As I have mentioned before I normally attend a wonderful Spanish conversation class on a Wednesday evening at the Brunswick Neighbourhood House, and have been doing so for the last 18 months or so. Group members are a fascinating bunch who have travelled, studied or worked in Spanish-speaking countries as well as having studied Spanish in formal settings locally. So I am frequently out of my depth in their company and struggle to keep my head above water.
What I thought would be a great idea was to sign up at a Language School for a Spanish grammar intensive over the quieter period in mid-January, so that when we resume conversing at the Neighbourhood House at the beginning of February I might be slightly better equipped to hold my own. That was the plan.
Unfortunately, one thing I hadn't realised is that it is a long time since I have done any academic language study, in fact not since French in first year Uni. The text books have changed utterly. They are much more attractive, but obviously owe lots to the youth-driven communication revolution. It has taken a huge amount of effort for me to figure out how to understand their instructions, especially of course because they are all written in Spanish. One of my class mates - a sweet girl about to go into Year 12 - finds the texts a breeze as she uses similar ones all the time at school. Fortunately, she lets me copy.
Something else I am realising belatedly is that an 'intensive' conducted from 6-9pm inevitably carries over into bed time. Last night I rolled around in bed intensely for hours, not counting sheep but revolutions of the ceiling fan, all in Spanish of course.
One of the other reasons I am motivated to improve my Spanish is that I would love to visit Cuba, and soon. It is changing rapidly. Apparently in the last couple of months, for the first time ever, it has become legal for people to sell their property. Before long, as is the case for Canadians, Cuba will no doubt be the number 1 travel destination for Americans. I would love to experience it before that happens...

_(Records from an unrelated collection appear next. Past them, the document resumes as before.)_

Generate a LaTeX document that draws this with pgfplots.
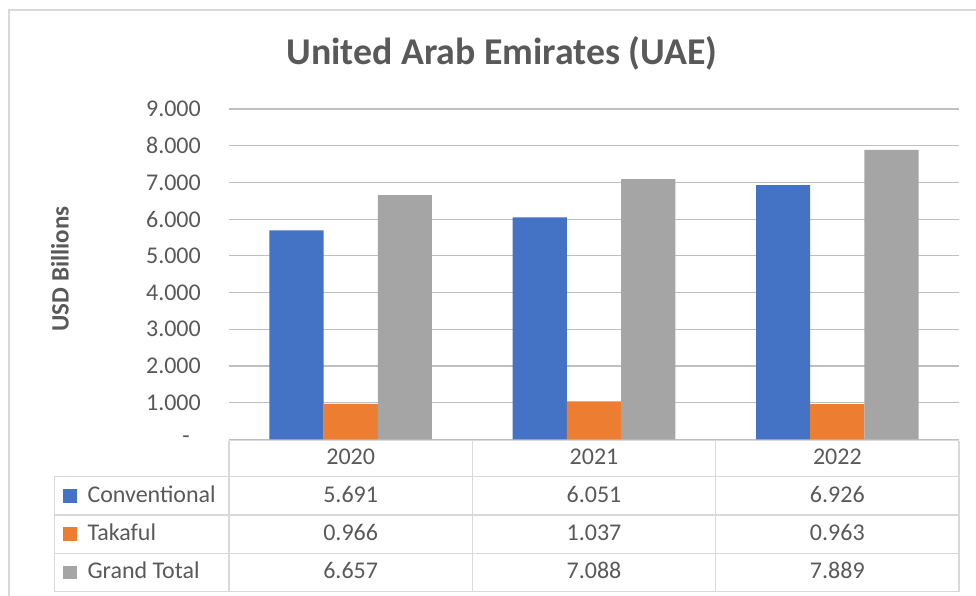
\documentclass[border=0pt]{standalone}
\usepackage{pgfplots}
\usepackage{pgfplotstable}
\pgfplotsset{compat=1.18}
\usepackage{fontspec}
\setmainfont{Carlito}
\definecolor{cblue}{HTML}{4472C4}
\definecolor{corange}{HTML}{ED7D31}
\definecolor{cgray}{HTML}{A5A5A5}
\definecolor{txt}{HTML}{595959}
\definecolor{grid}{HTML}{D9D9D9}

\pgfplotstableread{
x year conv tak total
0 2020 5.691 0.966 6.657
1 2021 6.051 1.037 7.088
2 2022 6.926 0.963 7.889
}\datatable

\begin{document}
\begin{tikzpicture}[x=1pt,y=1pt]
\useasboundingbox (0,0) rectangle (976,-596);
% chart frame
\draw[grid, line width=2pt] (9,-596) -- (9,-10) -- (976,-10);
% title
\node[text=txt, font=\fontsize{37.8}{42}\selectfont\bfseries] at (502,-53.5) {United Arab Emirates (UAE)};
% y label
\node[text=txt, rotate=90, font=\fontsize{25}{28}\selectfont\bfseries] at (60,-269) {USD Billions};

\begin{axis}[
  at={(229pt,-439.4pt)}, anchor=south west,
  scale only axis, width=730pt, height=330.4pt,
  xmin=-0.5, xmax=2.5, ymin=0, ymax=9,
  ybar=0pt, bar width=54.2pt,
  axis line style={draw=none},
  tick style={draw=none},
  xtick=\empty,
  ytick={0,1,...,9},
  yticklabels={-\hspace*{11pt},1.000,2.000,3.000,4.000,5.000,6.000,7.000,8.000,9.000},
  yticklabel style={text=txt, font=\fontsize{24}{26}\selectfont, inner sep=0pt, anchor=east, xshift=-28pt},
  ymajorgrids, grid style={grid, line width=1.2pt},
  clip=false,
]
\addplot[fill=cblue, draw=none] table[x=x, y=conv]{\datatable};
\addplot[fill=corange, draw=none] table[x=x, y=tak]{\datatable};
\addplot[fill=cgray, draw=none] table[x=x, y=total]{\datatable};
\end{axis}

% data table
\begin{scope}[grid, line width=1.5pt]
\draw (229,-440.7) -- (959,-440.7);
\foreach \yy in {476.7,515,553.3,591.5} \draw (54.3,-\yy) -- (959,-\yy);
\foreach \xx in {229,472.3,715.7,959} \draw (\xx,-440.7) -- (\xx,-591.5);
\draw (54.3,-476.7) -- (54.3,-591.5);
\end{scope}

\foreach \lab/\col/\yc in {Conventional/cblue/495.8, Takaful/corange/534.1, Grand Total/cgray/572.4}{
  \fill[\col] (63.3,-\yc+6.7) rectangle (76.7,-\yc-6.7);
  \node[anchor=west, inner sep=0pt, text=txt, font=\fontsize{24}{26}\selectfont] at (87.3,-\yc-1) {\strut\lab};
}

\foreach \i in {0,1,2}{
  \pgfmathsetmacro{\xc}{229+243.33*(\i+0.5)}
  \pgfplotstablegetelem{\i}{year}\of\datatable
  \node[text=txt, inner sep=0pt, font=\fontsize{24}{26}\selectfont] at (\xc,-459.2) {\strut\pgfplotsretval};
  \pgfplotstablegetelem{\i}{conv}\of\datatable
  \node[text=txt, inner sep=0pt, font=\fontsize{24}{26}\selectfont] at (\xc,-496.8) {\strut\pgfplotsretval};
  \pgfplotstablegetelem{\i}{tak}\of\datatable
  \node[text=txt, inner sep=0pt, font=\fontsize{24}{26}\selectfont] at (\xc,-535.1) {\strut\pgfplotsretval};
  \pgfplotstablegetelem{\i}{total}\of\datatable
  \node[text=txt, inner sep=0pt, font=\fontsize{24}{26}\selectfont] at (\xc,-573.4) {\strut\pgfplotsretval};
}
\end{tikzpicture}
\end{document}
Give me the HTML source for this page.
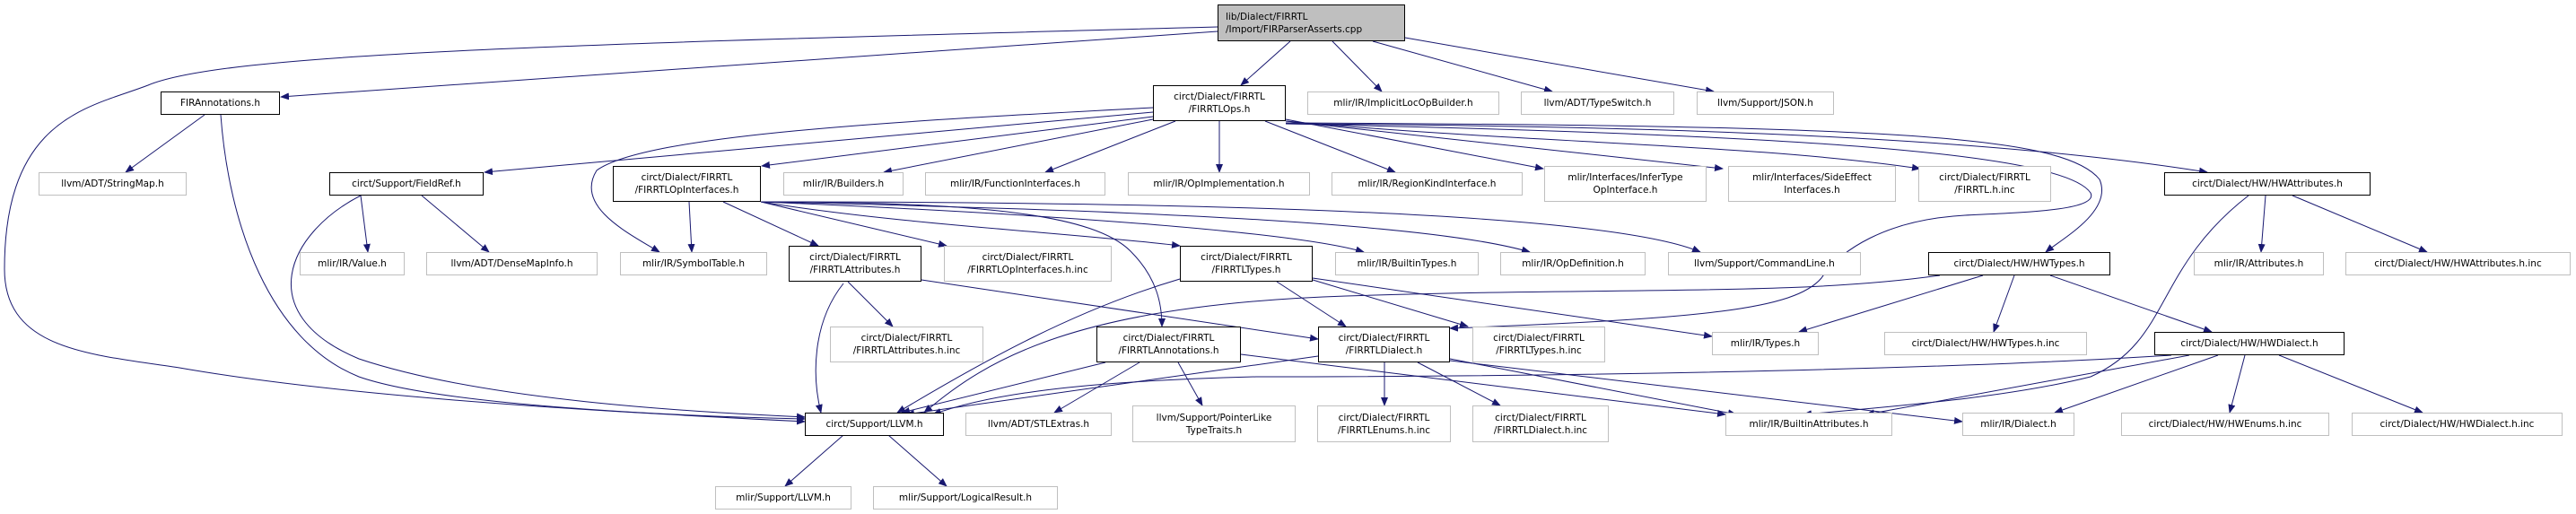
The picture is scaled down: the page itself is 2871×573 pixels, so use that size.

Speaking of Cuba, I was delighted to have an article on international urban farming (which is integral to Cuban food production) published in the most recent issue of The Big Issue. They re-named it 'Spades and the City', which is a very direct way of 'sexing it up', I guess. Then Alan Atwood, the editor, contacted me last week. He asked my permission to offer the article to something called the International Network of Street Papers, which he suggested means it 'might be read from Boston to Botswana'. I couldn't say 'yes' fast enough. In fact I only just restrained an 'ole'.